05 Lug La rinuncia del lavoratore ai propri diritti contenuta in un atto transattivo è sempre valida ed efficace?
La risposta è no.
E’ quanto ribadito dalla Suprema Corte con ordinanza n. 20518/19 laddove afferma che un accordo transattivo, sottoscritto ai sensi e per gli effetti dell’art. 2113 c.c. è nullo, per indeterminatezza dell’oggetto, quando, relativamente ad esso, la formula adoperata è del tutto generica e tale, dunque, da non consentire al Lavoratore di esprimere una volontà che presupponga una rappresentazione esatta dei medesimi.
Come noto, infatti, in materia di atti abdicativi di diritti del lavoratore subordinato, le rinunce e le transazioni aventi ad oggetto diritti del prestatore di lavoro previsti da disposizioni inderogabili di legge o di contratti collettivi, contenute in verbali di conciliazione conclusi in sede sindacale, non sono impugnabili, a condizione che l’assistenza prestata dai rappresentanti sindacali sia stata effettiva, così da porre il lavoratore in condizione di sapere a quale diritto rinunci e in quale misura, nonché, nel caso di transazione, a condizione che dall’atto stesso si evincano la questione controversa oggetto della lite e le reciproche concessioni in cui si risolve il contratto transattivo ai sensi dell’art. 1965 cod. civ. (cfr. sul punto Cass. 23 ottobre 2013, n. 24024).
Dalla scrittura contenente la transazione devono, infatti, risultare gli elementi essenziali del negozio e, quindi, la comune volontà delle parti di comporre una controversia in atto o prevista, la res dubia, vale a dire la materia oggetto delle contrastanti pretese giuridiche delle parti, nonchè il nuovo regolamento di interessi, che, mediante le reciproche concessioni, viene a sostituirsi a quello precedente cui si riconnetteva la lite o il pericolo di lite.

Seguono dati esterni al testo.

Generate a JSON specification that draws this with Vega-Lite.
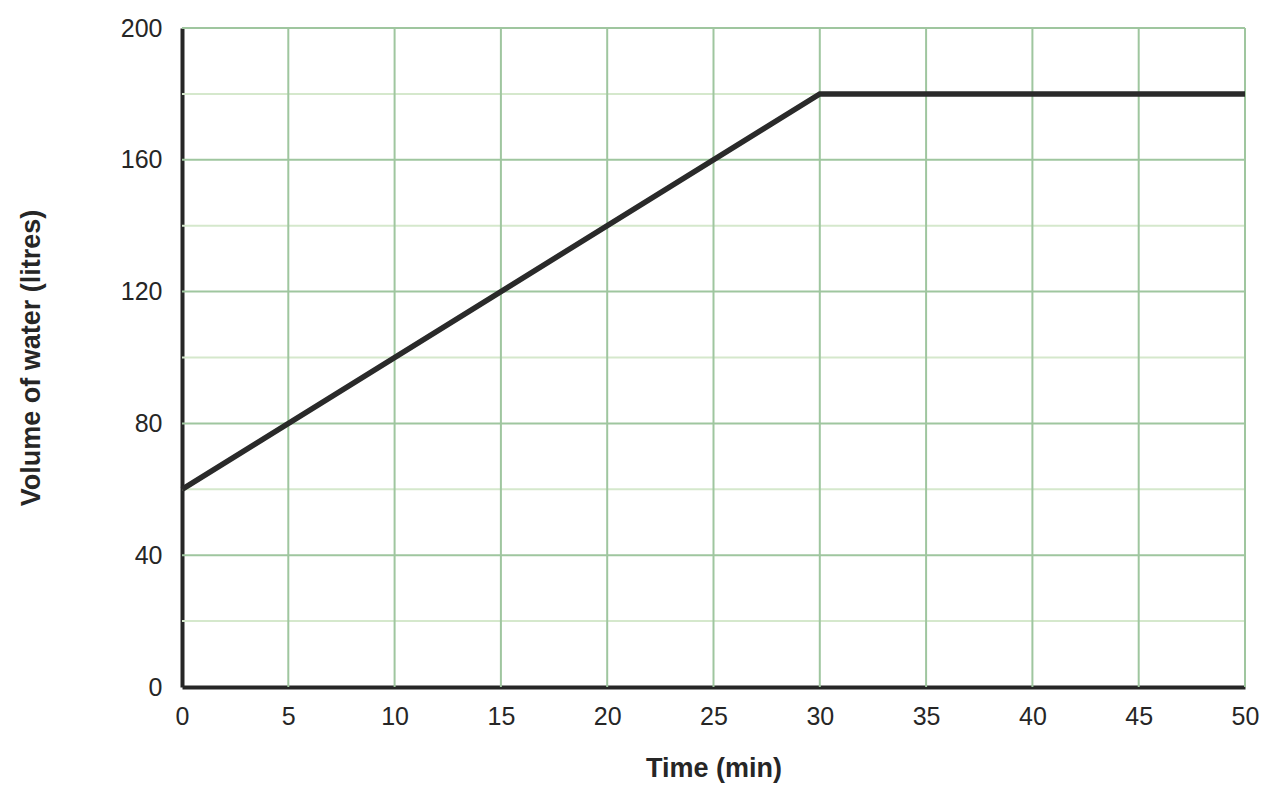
{
  "$schema": "https://vega.github.io/schema/vega-lite/v6.json",
  "width": 1063,
  "height": 659,
  "autosize": "none",
  "padding": {"left": 182, "top": 28, "right": 33, "bottom": 116},
  "background": "white",
  "config": {
    "view": {"stroke": null},
    "font": "Liberation Sans",
    "axis": {
      "grid": false,
      "ticks": false,
      "domainColor": "#262626",
      "domainWidth": 4,
      "labelFont": "Liberation Sans",
      "labelFontSize": 25,
      "labelColor": "#262626",
      "labelFlush": false,
      "titleFont": "Liberation Sans",
      "titleFontSize": 27,
      "titleFontWeight": "bold",
      "titleColor": "#262626"
    },
    "axisX": {"labelPadding": 17, "titlePadding": 26},
    "axisY": {"labelPadding": 20, "titlePadding": 75}
  },
  "datasets": {
    "water": [
      {"time": 0, "volume": 60},
      {"time": 30, "volume": 180},
      {"time": 50, "volume": 180}
    ],
    "vgrid": [
      {"t": 5}, {"t": 10}, {"t": 15}, {"t": 20}, {"t": 25},
      {"t": 30}, {"t": 35}, {"t": 40}, {"t": 45}, {"t": 50}
    ],
    "hmajor": [
      {"v": 40}, {"v": 80}, {"v": 120}, {"v": 160}, {"v": 200}
    ],
    "hminor": [
      {"v": 20}, {"v": 60}, {"v": 100}, {"v": 140}, {"v": 180}
    ]
  },
  "layer": [
    {
      "data": {"name": "hminor"},
      "mark": {"type": "rule", "color": "#d5e8cc", "strokeWidth": 2},
      "encoding": {
        "y": {"field": "v", "type": "quantitative", "scale": {"domain": [0, 200], "nice": false},
          "axis": {"values": [0, 40, 80, 120, 160, 200], "title": "Volume of water (litres)"}}
      }
    },
    {
      "data": {"name": "hmajor"},
      "mark": {"type": "rule", "color": "#9fc69f", "strokeWidth": 2},
      "encoding": {
        "y": {"field": "v", "type": "quantitative", "scale": {"domain": [0, 200], "nice": false},
          "axis": {"values": [0, 40, 80, 120, 160, 200], "title": "Volume of water (litres)"}}
      }
    },
    {
      "data": {"name": "vgrid"},
      "mark": {"type": "rule", "color": "#9fc69f", "strokeWidth": 2},
      "encoding": {
        "x": {"field": "t", "type": "quantitative", "scale": {"domain": [0, 50], "nice": false},
          "axis": {"values": [0, 5, 10, 15, 20, 25, 30, 35, 40, 45, 50], "title": "Time (min)"}}
      }
    },
    {
      "data": {"name": "water"},
      "mark": {"type": "line", "color": "#2a2a2a", "strokeWidth": 5.5, "strokeCap": "butt"},
      "encoding": {
        "x": {
          "field": "time",
          "type": "quantitative",
          "scale": {"domain": [0, 50], "nice": false},
          "axis": {"values": [0, 5, 10, 15, 20, 25, 30, 35, 40, 45, 50], "title": "Time (min)"}
        },
        "y": {
          "field": "volume",
          "type": "quantitative",
          "scale": {"domain": [0, 200], "nice": false},
          "axis": {"values": [0, 40, 80, 120, 160, 200], "title": "Volume of water (litres)"}
        }
      }
    }
  ]
}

L’oggetto del negozio transattivo va, quindi, identificato non in relazione alle espressioni letterali usate dalle parti, non essendo necessaria una puntuale specificazione delle contrapposte pretese, bensì in relazione all’oggettiva situazione di contrasto che le parti stesse hanno inteso comporre attraverso reciproche concessioni, giacchè la transazione — quale strumento negoziale di prevenzione di una lite — è destinata, analogamente alla sentenza, a coprire il dedotto ed il deducible.
A mente poi della nozione di transazione ex art. 1965 c.c., quale atto negoziale con il quale i soggetti interessati non solo possono prevenire una lite potenziale, ma anche porre fine ad una lite già incominciata, la Suprema Corte già con sentenza n. 1185/85 ebbe modo di precisare ulteriormente che ove il lavoratore in sede di conciliazione giudiziale abbia manifestato il proprio consenso alla risoluzione del rapporto di lavoro, l’efficacia transattiva dell’accordo raggiunto non può che essere riferita, in mancanza di specifiche limitazioni, a tutti i diritti scaturenti dal rapporto che risultino obiettivamente determinabili.
Nel caso in esame gli Ermellini ritenendo corretta la decisione impugnata, hanno rigettato il ricorso proposto dal datore di lavoro, osservando che l’accordo transattivo era da considerarsi valido ed efficace relativamente all’indennità di ferie maturate e non godute, dove vi era stata una espressa e puntuale rinuncia da parte del lavoratore e che il suddetto accordo non era stato impugnato nel termine di sei mesi previsto dall’art. 2113 del codice civile, mentre era da considerarsi nullo per ‘indeterminatezza dell’oggetto’ nella parte in cui faceva genericamente riferimento agli altri diritti derivanti dal rapporto di lavoro intercorso, in quanto con la transazione era stata adottata una formula del tutto generica e, pertanto, non idonea da consentire al lavoratore di esprimere una volontà che presupponesse una rappresentazione esatta dei suddetti diritti.